Directions
Copy the listing below in full and skip every picture.

— Begin —

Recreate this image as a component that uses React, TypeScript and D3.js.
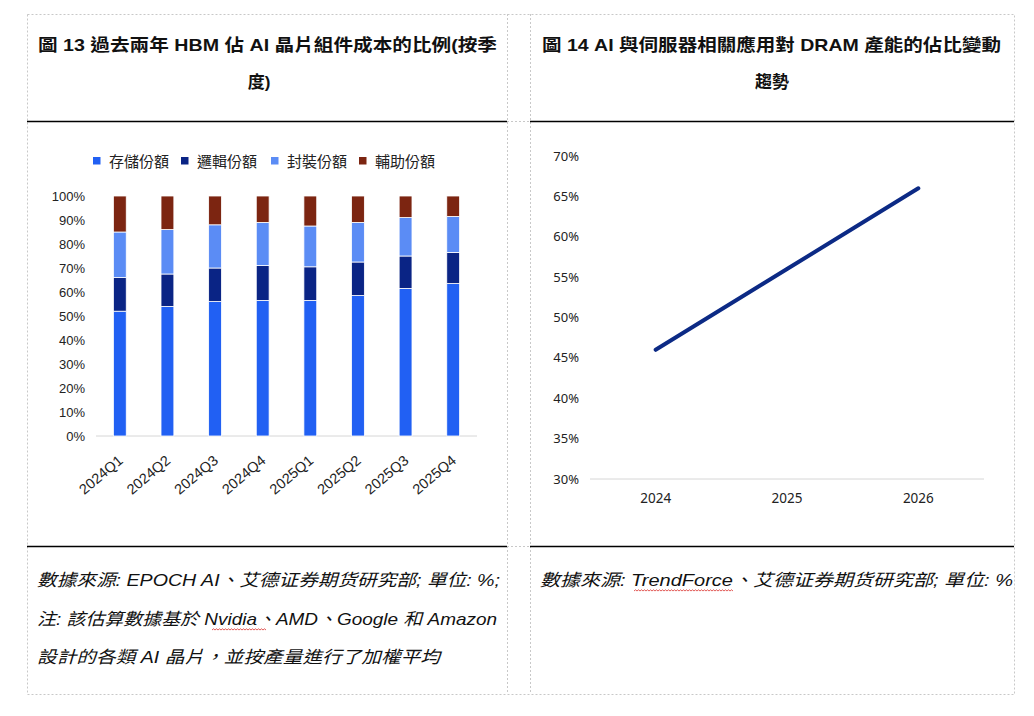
import { FC } from 'react'
import * as d3 from 'd3'

// 圖 13 data: share of AI chip component cost (%)
const quarters = ['2024Q1', '2024Q2', '2024Q3', '2024Q4', '2025Q1', '2025Q2', '2025Q3', '2025Q4']
const storageShare = [52, 54, 56, 56.5, 56.5, 58.5, 61.5, 63.5]
const logicShare = [14, 13.5, 14, 14.5, 14, 14, 13.5, 13]
const packagingShare = [19, 18.5, 18, 18, 17, 16.5, 16, 15]
const auxShare = [15, 14, 12, 11, 12.5, 11, 9, 8.5]
const seriesNames = ['存儲份額', '邏輯份額', '封裝份額', '輔助份額']
const barTicks = [0, 10, 20, 30, 40, 50, 60, 70, 80, 90, 100]

// 圖 14 data: AI + server share of DRAM capacity (%)
const years = ['2024', '2025', '2026']
const dramShare = [46, 56, 66]
const lineTicks = [30, 35, 40, 45, 50, 55, 60, 65, 70]

const colors = ['#2160f3', '#0a2485', '#5b8cf5', '#7c2511']
const CJK = '"Liberation Sans", Arial, "Noto Sans CJK TC", sans-serif'

const wavy = (x0: number, x1: number, y: number) => {
  const p = d3.path()
  p.moveTo(x0, y)
  let up = true
  for (let x = x0 + 1.5; x <= x1; x += 1.5) {
    p.lineTo(x, up ? y - 1.2 : y)
    up = !up
  }
  return p.toString()
}

const BarChart: FC = () => {
  const x = d3.scaleBand().domain(quarters).range([96, 477]).paddingInner(0.73).paddingOuter(0.365)
  const y = d3.scaleLinear().domain([0, 100]).range([436, 196])
  const rows = quarters.map((q, i) => ({
    q,
    s0: storageShare[i],
    s1: logicShare[i],
    s2: packagingShare[i],
    s3: auxShare[i],
  }))
  const stack = d3.stack<typeof rows[0]>().keys(['s0', 's1', 's2', 's3'])(rows)
  const legendX = [93, 181, 271, 359]

  return (
    <g>
      {seriesNames.map((n, i) => (
        <g key={n}>
          <rect x={legendX[i]} y={157} width={7.5} height={7.5} fill={colors[i]} />
          <text x={legendX[i] + 16} y={166.5} fontSize={15} fill="#222" fontFamily={CJK}>{n}</text>
        </g>
      ))}
      {barTicks.map(t => (
        <text key={t} x={85} y={y(t) + 4.5} textAnchor="end" fontSize={13} fill="#222" fontFamily={CJK}>{t}%</text>
      ))}
      <line x1={96} x2={477} y1={y(0)} y2={y(0)} stroke="#d6d6d6" />
      {stack.map((layer, li) => (
        <g key={li} fill={colors[li]}>
          {layer.map(d => (
            <rect
              key={d.data.q}
              x={x(d.data.q)}
              y={y(d[1])}
              width={x.bandwidth()}
              height={y(d[0]) - y(d[1])}
              stroke="#fff"
              strokeWidth={0.8}
            />
          ))}
        </g>
      ))}
      {quarters.map(q => (
        <text
          key={q}
          transform={`translate(${(x(q) ?? 0) + x.bandwidth() / 2 + 4},${462}) rotate(-40)`}
          textAnchor="end"
          fontSize={14.5}
          fill="#222"
          fontFamily={CJK}
        >{q}</text>
      ))}
    </g>
  )
}

const LineChart: FC = () => {
  const x = d3.scalePoint().domain(years).range([590, 984]).padding(0.5)
  const y = d3.scaleLinear().domain([30, 70]).range([479, 156])
  const line = d3.line<number>()
    .x((_, i) => x(years[i]) ?? 0)
    .y(d => y(d))

  return (
    <g>
      {lineTicks.map(t => (
        <text key={t} x={579} y={y(t) + 4.5} textAnchor="end" fontSize={13} fill="#222" fontFamily='"Noto Sans", sans-serif'>{t}%</text>
      ))}
      <line x1={590} x2={984} y1={y(30)} y2={y(30)} stroke="#d6d6d6" />
      {years.map(yr => (
        <text key={yr} x={x(yr)} y={503} textAnchor="middle" fontSize={13.5} fill="#222" fontFamily='"Noto Sans", sans-serif'>{yr}</text>
      ))}
      <path d={line(dramShare) ?? ''} fill="none" stroke="#0c2a85" strokeWidth={4} strokeLinecap="round" />
    </g>
  )
}

const App: FC = () => {
  const dash = { stroke: '#c8c8c8', strokeDasharray: '2,2', strokeWidth: 1 }
  const noteStyle = { fontSize: 17, fill: '#111', fontStyle: 'italic' as const, fontFamily: CJK }
  return (
    <div style={{ position: 'absolute', left: 0, top: 0 }}>
      <svg width={1034} height={716} style={{ display: 'block', background: '#fff' }}>
        <rect x={27.5} y={14.5} width={987} height={680} fill="none" {...dash} />
        <line x1={507.5} x2={507.5} y1={14} y2={694} {...dash} />
        <line x1={530.5} x2={530.5} y1={14} y2={694} {...dash} />
        <line x1={507} x2={530} y1={121.5} y2={121.5} {...dash} />
        <line x1={507} x2={530} y1={546.5} y2={546.5} {...dash} />
        <line x1={27} x2={507} y1={121.5} y2={121.5} stroke="#000" strokeWidth={1.5} />
        <line x1={530} x2={1014} y1={121.5} y2={121.5} stroke="#000" strokeWidth={1.5} />
        <line x1={27} x2={507} y1={546.5} y2={546.5} stroke="#000" strokeWidth={1.5} />
        <line x1={530} x2={1014} y1={546.5} y2={546.5} stroke="#000" strokeWidth={1.5} />

        <g fontFamily={CJK} fontWeight="bold" fontSize={17} fill="#111">
          <text x={38} y={51} textLength={459} lengthAdjust="spacingAndGlyphs">圖 13 過去兩年 HBM 佔 AI 晶片組件成本的比例(按季</text>
          <text x={259} y={88} textAnchor="middle">度)</text>
          <text x={542} y={51} textLength={459} lengthAdjust="spacingAndGlyphs">圖 14 AI 與伺服器相關應用對 DRAM 產能的佔比變動</text>
          <text x={772} y={88} textAnchor="middle">趨勢</text>
        </g>

        <BarChart />
        <LineChart />

        <text x={37} y={586} {...noteStyle} textLength={463} lengthAdjust="spacingAndGlyphs">數據來源: EPOCH AI、艾德证券期货研究部; 單位: %;</text>
        <text x={37} y={625} {...noteStyle} textLength={460} lengthAdjust="spacingAndGlyphs">注: 該估算數據基於 Nvidia、AMD、Google 和 Amazon</text>
        <text x={37} y={663} {...noteStyle} textLength={403} lengthAdjust="spacingAndGlyphs">設計的各類 AI 晶片，並按產量進行了加權平均</text>
        <text x={540} y={586} {...noteStyle} textLength={473} lengthAdjust="spacingAndGlyphs">數據來源: TrendForce、艾德证券期货研究部; 單位: %</text>
        <path d={wavy(212, 266, 630)} fill="none" stroke="#d9302c" strokeWidth={0.8} />
        <path d={wavy(634, 734, 591)} fill="none" stroke="#d9302c" strokeWidth={0.8} />
      </svg>
    </div>
  )
}

export default App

— End —

Finished answer
Recreate this image as a component that uses React, TypeScript and D3.js.
import { FC } from 'react'
import * as d3 from 'd3'

// 圖 13 data: share of AI chip component cost (%)
const quarters = ['2024Q1', '2024Q2', '2024Q3', '2024Q4', '2025Q1', '2025Q2', '2025Q3', '2025Q4']
const storageShare = [52, 54, 56, 56.5, 56.5, 58.5, 61.5, 63.5]
const logicShare = [14, 13.5, 14, 14.5, 14, 14, 13.5, 13]
const packagingShare = [19, 18.5, 18, 18, 17, 16.5, 16, 15]
const auxShare = [15, 14, 12, 11, 12.5, 11, 9, 8.5]
const seriesNames = ['存儲份額', '邏輯份額', '封裝份額', '輔助份額']
const barTicks = [0, 10, 20, 30, 40, 50, 60, 70, 80, 90, 100]

// 圖 14 data: AI + server share of DRAM capacity (%)
const years = ['2024', '2025', '2026']
const dramShare = [46, 56, 66]
const lineTicks = [30, 35, 40, 45, 50, 55, 60, 65, 70]

const colors = ['#2160f3', '#0a2485', '#5b8cf5', '#7c2511']
const CJK = '"Liberation Sans", Arial, "Noto Sans CJK TC", sans-serif'

const wavy = (x0: number, x1: number, y: number) => {
  const p = d3.path()
  p.moveTo(x0, y)
  let up = true
  for (let x = x0 + 1.5; x <= x1; x += 1.5) {
    p.lineTo(x, up ? y - 1.2 : y)
    up = !up
  }
  return p.toString()
}

const BarChart: FC = () => {
  const x = d3.scaleBand().domain(quarters).range([96, 477]).paddingInner(0.73).paddingOuter(0.365)
  const y = d3.scaleLinear().domain([0, 100]).range([436, 196])
  const rows = quarters.map((q, i) => ({
    q,
    s0: storageShare[i],
    s1: logicShare[i],
    s2: packagingShare[i],
    s3: auxShare[i],
  }))
  const stack = d3.stack<typeof rows[0]>().keys(['s0', 's1', 's2', 's3'])(rows)
  const legendX = [93, 181, 271, 359]

  return (
    <g>
      {seriesNames.map((n, i) => (
        <g key={n}>
          <rect x={legendX[i]} y={157} width={7.5} height={7.5} fill={colors[i]} />
          <text x={legendX[i] + 16} y={166.5} fontSize={15} fill="#222" fontFamily={CJK}>{n}</text>
        </g>
      ))}
      {barTicks.map(t => (
        <text key={t} x={85} y={y(t) + 4.5} textAnchor="end" fontSize={13} fill="#222" fontFamily={CJK}>{t}%</text>
      ))}
      <line x1={96} x2={477} y1={y(0)} y2={y(0)} stroke="#d6d6d6" />
      {stack.map((layer, li) => (
        <g key={li} fill={colors[li]}>
          {layer.map(d => (
            <rect
              key={d.data.q}
              x={x(d.data.q)}
              y={y(d[1])}
              width={x.bandwidth()}
              height={y(d[0]) - y(d[1])}
              stroke="#fff"
              strokeWidth={0.8}
            />
          ))}
        </g>
      ))}
      {quarters.map(q => (
        <text
          key={q}
          transform={`translate(${(x(q) ?? 0) + x.bandwidth() / 2 + 4},${462}) rotate(-40)`}
          textAnchor="end"
          fontSize={14.5}
          fill="#222"
          fontFamily={CJK}
        >{q}</text>
      ))}
    </g>
  )
}

const LineChart: FC = () => {
  const x = d3.scalePoint().domain(years).range([590, 984]).padding(0.5)
  const y = d3.scaleLinear().domain([30, 70]).range([479, 156])
  const line = d3.line<number>()
    .x((_, i) => x(years[i]) ?? 0)
    .y(d => y(d))

  return (
    <g>
      {lineTicks.map(t => (
        <text key={t} x={579} y={y(t) + 4.5} textAnchor="end" fontSize={13} fill="#222" fontFamily='"Noto Sans", sans-serif'>{t}%</text>
      ))}
      <line x1={590} x2={984} y1={y(30)} y2={y(30)} stroke="#d6d6d6" />
      {years.map(yr => (
        <text key={yr} x={x(yr)} y={503} textAnchor="middle" fontSize={13.5} fill="#222" fontFamily='"Noto Sans", sans-serif'>{yr}</text>
      ))}
      <path d={line(dramShare) ?? ''} fill="none" stroke="#0c2a85" strokeWidth={4} strokeLinecap="round" />
    </g>
  )
}

const App: FC = () => {
  const dash = { stroke: '#c8c8c8', strokeDasharray: '2,2', strokeWidth: 1 }
  const noteStyle = { fontSize: 17, fill: '#111', fontStyle: 'italic' as const, fontFamily: CJK }
  return (
    <div style={{ position: 'absolute', left: 0, top: 0 }}>
      <svg width={1034} height={716} style={{ display: 'block', background: '#fff' }}>
        <rect x={27.5} y={14.5} width={987} height={680} fill="none" {...dash} />
        <line x1={507.5} x2={507.5} y1={14} y2={694} {...dash} />
        <line x1={530.5} x2={530.5} y1={14} y2={694} {...dash} />
        <line x1={507} x2={530} y1={121.5} y2={121.5} {...dash} />
        <line x1={507} x2={530} y1={546.5} y2={546.5} {...dash} />
        <line x1={27} x2={507} y1={121.5} y2={121.5} stroke="#000" strokeWidth={1.5} />
        <line x1={530} x2={1014} y1={121.5} y2={121.5} stroke="#000" strokeWidth={1.5} />
        <line x1={27} x2={507} y1={546.5} y2={546.5} stroke="#000" strokeWidth={1.5} />
        <line x1={530} x2={1014} y1={546.5} y2={546.5} stroke="#000" strokeWidth={1.5} />

        <g fontFamily={CJK} fontWeight="bold" fontSize={17} fill="#111">
          <text x={38} y={51} textLength={459} lengthAdjust="spacingAndGlyphs">圖 13 過去兩年 HBM 佔 AI 晶片組件成本的比例(按季</text>
          <text x={259} y={88} textAnchor="middle">度)</text>
          <text x={542} y={51} textLength={459} lengthAdjust="spacingAndGlyphs">圖 14 AI 與伺服器相關應用對 DRAM 產能的佔比變動</text>
          <text x={772} y={88} textAnchor="middle">趨勢</text>
        </g>

        <BarChart />
        <LineChart />

        <text x={37} y={586} {...noteStyle} textLength={463} lengthAdjust="spacingAndGlyphs">數據來源: EPOCH AI、艾德证券期货研究部; 單位: %;</text>
        <text x={37} y={625} {...noteStyle} textLength={460} lengthAdjust="spacingAndGlyphs">注: 該估算數據基於 Nvidia、AMD、Google 和 Amazon</text>
        <text x={37} y={663} {...noteStyle} textLength={403} lengthAdjust="spacingAndGlyphs">設計的各類 AI 晶片，並按產量進行了加權平均</text>
        <text x={540} y={586} {...noteStyle} textLength={473} lengthAdjust="spacingAndGlyphs">數據來源: TrendForce、艾德证券期货研究部; 單位: %</text>
        <path d={wavy(212, 266, 630)} fill="none" stroke="#d9302c" strokeWidth={0.8} />
        <path d={wavy(634, 734, 591)} fill="none" stroke="#d9302c" strokeWidth={0.8} />
      </svg>
    </div>
  )
}

export default App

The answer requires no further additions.